Installed alongside paintings, Epigraph, Damascus (2016) is a major achievement in printmaking for Mehretu, representing a new integration of architectural drawings and painting overlaid with an unprecedented array of marks. Working closely with master printer Niels Borch Jensen, Mehretu used photogravure, a 19th-century technique that fuses photography with etching. She built the foundation of the print on a blurred photograph layered with hand-drawn images of buildings in Damascus, Syria, then composited that together with a layer of gestural marks made on large sheets of Mylar. On a second plate, Mehretu executed her characteristic variety of light-handed brushstrokes, innovatively using techniques known as aquatint and open bite.

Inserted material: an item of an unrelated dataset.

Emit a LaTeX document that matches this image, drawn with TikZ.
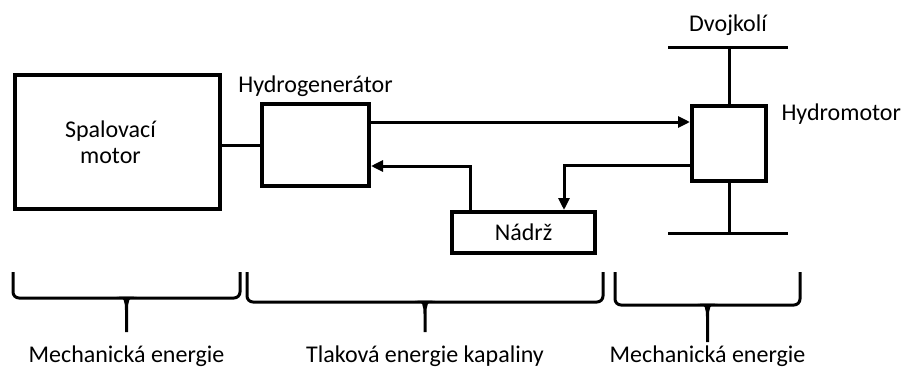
\documentclass[tikz,border=0pt]{standalone}
\usepackage{fontspec}
\setmainfont{Carlito}
\usetikzlibrary{arrows.meta,positioning}

\begin{document}
\begin{tikzpicture}[
			x=1pt,y=-1pt,
			font=\fontsize{24}{26}\selectfont,
			block/.style={rectangle,draw,line width=4pt,inner sep=0pt},
			link/.style={line width=3pt},
			flow/.style={line width=3pt,-{Triangle[length=12pt,width=11pt]}},
			energybrace/.style={line width=3pt,rounded corners=6pt},
			]
			\useasboundingbox (0,0) rectangle (902,367);
			\node [block,minimum width=205pt,minimum height=134pt,align=center,text width=190pt] (motor) at (117.5,142) {\hspace*{-14pt}Spalovací\\ \hspace*{-14pt}motor};
			\node [block,minimum width=107pt,minimum height=82pt] (hydrogen) at (315.5,145) {};
			\node [above=2pt of hydrogen] (hglabel) {Hydrogenerátor};
			\node [block,minimum width=74pt,minimum height=75pt] (hydromotor) at (729,143.5) {};
			\node [anchor=base west] (hmlabel) at (778,120) {Hydromotor};
			\node [block,minimum width=143pt,minimum height=41pt] (tank) at (523.5,232.5) {Nádrž};
			\coordinate (axletop) at (728,47);
			\coordinate (axlebottom) at (728,233);
			\node [anchor=base] (wheelset) at (728,31) {Dvojkolí};
			% shaft and wheelset
			\draw[link] (hydromotor.north) -- (hydromotor.north |- axletop);
			\draw[link] (hydromotor.south) -- (hydromotor.south |- axlebottom);
			\draw[link] ([xshift=-60pt]axletop) -- ([xshift=60pt]axletop);
			\draw[link] ([xshift=-60pt]axlebottom) -- ([xshift=60pt]axlebottom);
			% fluid circuit
			\draw[link] (motor.east |- hydrogen.west) -- (hydrogen.west);
			\coordinate (pressure) at ([yshift=23pt]hydrogen.east);
			\coordinate (return) at ([yshift=-21.5pt]hydromotor.west);
			\draw[flow] (pressure) -- (pressure -| hydromotor.west);
			\draw[flow] (return) -| ([xshift=40.5pt]tank.north);
			\draw[flow] ([xshift=-53.5pt]tank.north) |- ([yshift=-21pt]hydrogen.east);
			% energy braces
			\foreach \xa/\xb/\ymid/\ytip/\txt [count=\i] in {13/240/298/332/Mechanická energie, 247/603/302/332/Tlaková energie kapaliny, 615/800/305/342/Mechanická energie} {
				\pgfmathsetmacro{\xm}{(\xa+\xb)/2}
				\draw[energybrace] (\xa,272) -- (\xa,\ymid) -- (\xb,\ymid) -- (\xb,272);
				\fill (\xm-10,\ymid-1.5) .. controls (\xm-2,\ymid-1.5) and (\xm-1.5,\ymid+4) .. (\xm-1.5,\ymid+12) -- (\xm-1.5,\ytip) -- (\xm+1.5,\ytip) -- (\xm+1.5,\ymid+12) .. controls (\xm+1.5,\ymid+4) and (\xm+2,\ymid-1.5) .. (\xm+10,\ymid-1.5) -- cycle;
				\node [anchor=base] (energy\i) at (\xm,362) {\txt};
			}
		\end{tikzpicture}
\end{document}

A number of Mehretu’s monumental paintings are on view in BCAM, Level 1. The artist periodically creates large horizontal canvases full of layered drawings to work out complexities of scale, size, detail, and expanse. These panoramas often take on monolithic or compressed themes and histories, such as African liberation movements. For example, for Transcending: The New International (2003), Mehretu began with a map of Ethiopia’s capital city, Addis Ababa, which she fused with maps of every African economic and political capital, creating a vast network of aerial views of the continent. In subsequent layers she included drawings of both colonialist architecture in Africa and iconic modernist buildings erected there during and after liberation. In the center of the painting Mehretu layered drawings of the many African plazas of independence with idiosyncratic markings she has called “characters.” Here, these characters stage battles, migrate, form alliances, congregate and ultimately participate in a system of entropy.

Also on view in BCAM, Level 1, the four-part painting, Mogamma (2012) took major inspiration from the 2011 Egyptian revolution, part of the “Arab Spring” of uprisings in the Middle East and North Africa. The work was named after a government administrative building on Tahrir Square that was seen as a symbol of modernism and the country’s liberation from colonial occupation when it was first built in 1949. It was later associated with government corruption and bureaucracy before eventually serving as a revolutionary site. Mehretu began work on Mogamma’s four vertical canvases by exploring the densely layered environment of Tahrir Square, where an array of architectures—including structures built in Islamic, European, and Cold War styles—coexist. She then created a web of drawings that combined the Brutalist architectural style of the Mogamma with details from other public squares associated with the revolutionary fervor of the Arab Spring, such as the amphitheater stairs and spiraling lights of Meskel Square in Addis Ababa, Ethiopia, and the mid-century highrise buildings surrounding Zuccotti Park in New York. Over this she layered drawings of global sites of public protest and change, such as Red Square in Moscow, and Tiananmen Square in Beijing. Mogamma was installed in Documenta in 2012 and again in London in 2013. This exhibition marks the first time the work has been shown in its entirety in the U.S.